At two and a half, my daughter is in prime toddler territory. She’s constantly discovering the world around her and asserting her independence along the way. From her perspective, Pete the Cat is the best, sippy cups are the worst and no one – I repeat no one – other than her should ever turn off a light.
Living with a toddler means our house is filled with emotions. Lots and lots of emotions. One minute my daughter is thrilled that she saw a squirrel outside and the next she’s devastated that her banana broke into two pieces. She feels all the feels.
Disappointment, in particular, hits my daughter hard. In her world, one of the biggest disappointments is when we turn off her favorite movie Coco. She is obsessed with this Disney movie and cherishes each 15-minute increment she watches. Every time we turn on the TV, she looks at us pleadingly and says “Watch Coco?” Naturally, when she does get to watch the movie, a tantrum almost always ensues when it’s time to turn off the TV.
We tried heading off these tantrums with five minute warnings before the show ended, but this tactic never tamed the outbursts.

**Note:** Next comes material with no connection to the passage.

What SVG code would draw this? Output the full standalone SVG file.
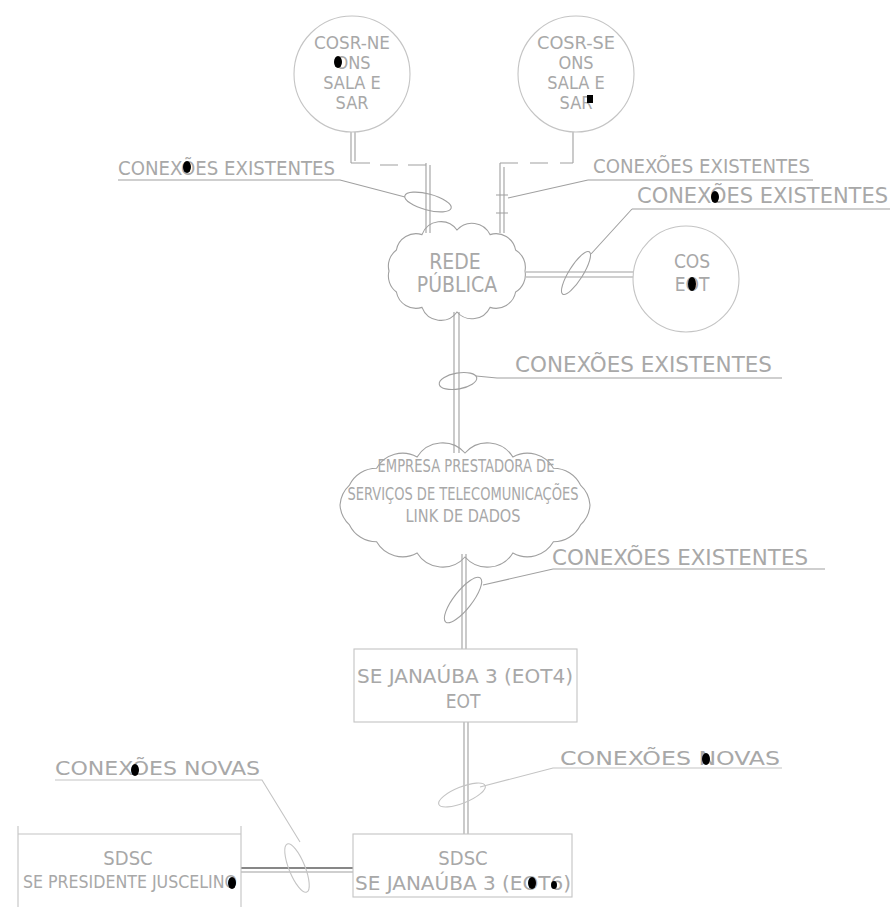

One day as she was crying about the atrocity of stopping the movie, she sputtered between her sobs: “Watch….Coco…later?” We reassured her that she would see the next installment of the movie sometime soon. Then something magical happened. She stopped crying, jumped off the couch and started playing.

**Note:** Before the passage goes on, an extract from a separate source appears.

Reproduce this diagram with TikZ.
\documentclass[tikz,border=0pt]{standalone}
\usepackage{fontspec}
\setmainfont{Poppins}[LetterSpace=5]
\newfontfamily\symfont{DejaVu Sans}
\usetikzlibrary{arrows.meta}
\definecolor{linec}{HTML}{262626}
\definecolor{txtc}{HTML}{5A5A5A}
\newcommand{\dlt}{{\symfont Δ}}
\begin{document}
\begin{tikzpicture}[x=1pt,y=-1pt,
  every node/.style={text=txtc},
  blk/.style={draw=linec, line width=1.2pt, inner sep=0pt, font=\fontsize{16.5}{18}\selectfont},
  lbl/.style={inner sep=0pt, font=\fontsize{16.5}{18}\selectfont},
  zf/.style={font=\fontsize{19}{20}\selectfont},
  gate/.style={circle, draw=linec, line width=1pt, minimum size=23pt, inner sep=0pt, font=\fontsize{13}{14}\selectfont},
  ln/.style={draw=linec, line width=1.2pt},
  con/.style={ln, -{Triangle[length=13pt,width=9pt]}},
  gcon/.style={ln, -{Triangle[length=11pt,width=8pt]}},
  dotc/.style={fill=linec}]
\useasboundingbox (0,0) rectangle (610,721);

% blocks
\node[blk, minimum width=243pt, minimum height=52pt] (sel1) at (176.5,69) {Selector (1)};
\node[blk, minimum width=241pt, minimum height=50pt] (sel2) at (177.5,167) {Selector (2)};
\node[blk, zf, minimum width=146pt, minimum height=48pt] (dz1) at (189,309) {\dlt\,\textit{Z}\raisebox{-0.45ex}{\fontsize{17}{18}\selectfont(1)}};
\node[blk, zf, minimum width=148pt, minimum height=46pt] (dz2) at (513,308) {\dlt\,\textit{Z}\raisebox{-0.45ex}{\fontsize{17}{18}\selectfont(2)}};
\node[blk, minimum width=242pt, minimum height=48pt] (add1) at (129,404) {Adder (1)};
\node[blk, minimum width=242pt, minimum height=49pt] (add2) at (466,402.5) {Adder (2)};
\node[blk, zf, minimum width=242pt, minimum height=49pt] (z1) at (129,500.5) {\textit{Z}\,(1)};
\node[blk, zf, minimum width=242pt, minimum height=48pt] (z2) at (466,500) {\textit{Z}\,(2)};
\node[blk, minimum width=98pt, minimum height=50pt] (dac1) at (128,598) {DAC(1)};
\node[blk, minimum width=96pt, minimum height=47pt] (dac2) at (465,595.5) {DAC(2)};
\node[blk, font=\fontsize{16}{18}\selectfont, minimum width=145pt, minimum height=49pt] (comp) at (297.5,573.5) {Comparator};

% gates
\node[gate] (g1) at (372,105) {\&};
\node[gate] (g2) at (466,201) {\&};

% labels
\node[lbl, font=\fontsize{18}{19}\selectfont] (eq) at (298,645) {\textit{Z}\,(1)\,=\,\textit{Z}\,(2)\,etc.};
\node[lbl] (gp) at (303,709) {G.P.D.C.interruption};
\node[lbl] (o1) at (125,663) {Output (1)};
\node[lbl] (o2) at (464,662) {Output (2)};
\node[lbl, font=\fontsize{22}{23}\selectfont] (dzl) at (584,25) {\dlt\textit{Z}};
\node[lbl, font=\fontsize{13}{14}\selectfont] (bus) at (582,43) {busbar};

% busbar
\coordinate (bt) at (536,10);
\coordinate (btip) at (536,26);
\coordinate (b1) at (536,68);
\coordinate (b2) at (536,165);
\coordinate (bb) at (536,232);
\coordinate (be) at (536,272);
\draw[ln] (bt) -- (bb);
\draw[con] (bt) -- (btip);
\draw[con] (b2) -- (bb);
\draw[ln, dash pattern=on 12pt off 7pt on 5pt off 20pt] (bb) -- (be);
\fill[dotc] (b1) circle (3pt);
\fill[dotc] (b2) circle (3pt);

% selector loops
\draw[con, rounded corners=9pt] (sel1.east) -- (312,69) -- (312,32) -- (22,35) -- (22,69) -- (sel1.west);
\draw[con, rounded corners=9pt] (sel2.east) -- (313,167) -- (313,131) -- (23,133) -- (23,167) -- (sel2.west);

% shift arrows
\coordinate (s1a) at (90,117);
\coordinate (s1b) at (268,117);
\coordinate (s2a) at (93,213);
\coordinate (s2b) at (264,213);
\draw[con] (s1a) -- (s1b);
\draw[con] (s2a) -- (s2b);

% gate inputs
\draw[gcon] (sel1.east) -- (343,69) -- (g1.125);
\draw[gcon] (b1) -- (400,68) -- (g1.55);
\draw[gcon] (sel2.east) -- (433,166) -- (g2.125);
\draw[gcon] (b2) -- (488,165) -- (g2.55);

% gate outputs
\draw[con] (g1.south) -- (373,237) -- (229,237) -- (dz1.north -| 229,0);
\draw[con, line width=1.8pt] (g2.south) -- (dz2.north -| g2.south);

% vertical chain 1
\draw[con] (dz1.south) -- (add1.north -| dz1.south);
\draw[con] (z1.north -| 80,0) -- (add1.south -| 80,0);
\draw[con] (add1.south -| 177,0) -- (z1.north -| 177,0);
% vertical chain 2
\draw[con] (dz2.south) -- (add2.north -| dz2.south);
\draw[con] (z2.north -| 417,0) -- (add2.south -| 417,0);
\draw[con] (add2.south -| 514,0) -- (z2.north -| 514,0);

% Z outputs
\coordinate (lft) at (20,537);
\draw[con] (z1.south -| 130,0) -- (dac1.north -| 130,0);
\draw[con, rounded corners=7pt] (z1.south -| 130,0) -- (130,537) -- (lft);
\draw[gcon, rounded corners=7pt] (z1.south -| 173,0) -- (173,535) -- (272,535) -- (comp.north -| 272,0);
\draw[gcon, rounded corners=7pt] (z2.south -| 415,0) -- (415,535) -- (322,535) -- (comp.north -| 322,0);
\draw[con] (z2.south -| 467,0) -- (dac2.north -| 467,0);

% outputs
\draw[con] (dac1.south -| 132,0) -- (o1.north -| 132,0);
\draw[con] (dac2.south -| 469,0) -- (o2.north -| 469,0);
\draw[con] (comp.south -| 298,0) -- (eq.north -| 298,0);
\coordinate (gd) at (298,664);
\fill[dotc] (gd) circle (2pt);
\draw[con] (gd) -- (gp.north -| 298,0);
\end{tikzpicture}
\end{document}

Since that day, banking on the hope of later has become my daughter’s main way of dealing with disappointment. Sometimes she responds to a denial of her requests with the hopeful plea of “Maybe later?” Other times she knows the answer even before she asks and declares it as a statement: “Go to the park, maybe later.” When the tantrums inevitably come, she always feels better when we give her a hug and offer the hope of later.
This past year we’ve all had our fair share of maybe laters. The pandemic has made this mantra the theme of our lives. Dinner with friends. Maybe later. Cousin sleepovers. Maybe later. Vacations, concerts, sporting events, movie theater outings. Maybe later. We’ve all put a lot on hold during this pandemic.
For so long the idea of waiting until later has felt like defeat. But maybe my daughter is onto something with the hopeful assurance she finds in looking forward. Somehow at two and a half she’s struck a balance between accepting today’s reality and anticipating tomorrow’s possibilities. She simultaneously embraces both truths even when they are in conflict with each other. She looks forward with anticipation, fully trusting that she will once again get to do the things she loves. Maybe this is just innocence, but more likely it’s the profound wisdom of a child.
One year ago I never could have imagined how long this pandemic road would be. On numerous occasions it felt as if things would never get better. But with vaccine distributions underway and spring on the horizon, later doesn’t feel as far off as it once did. I fully acknowledge that we still have a long way to go before we can even think about what “normal” may look like, but I’ve begun waiting with expectation rather than impatience.
I’m allowing myself to look forward with hope. Hope that someday soon maybe later will turn into maybe today.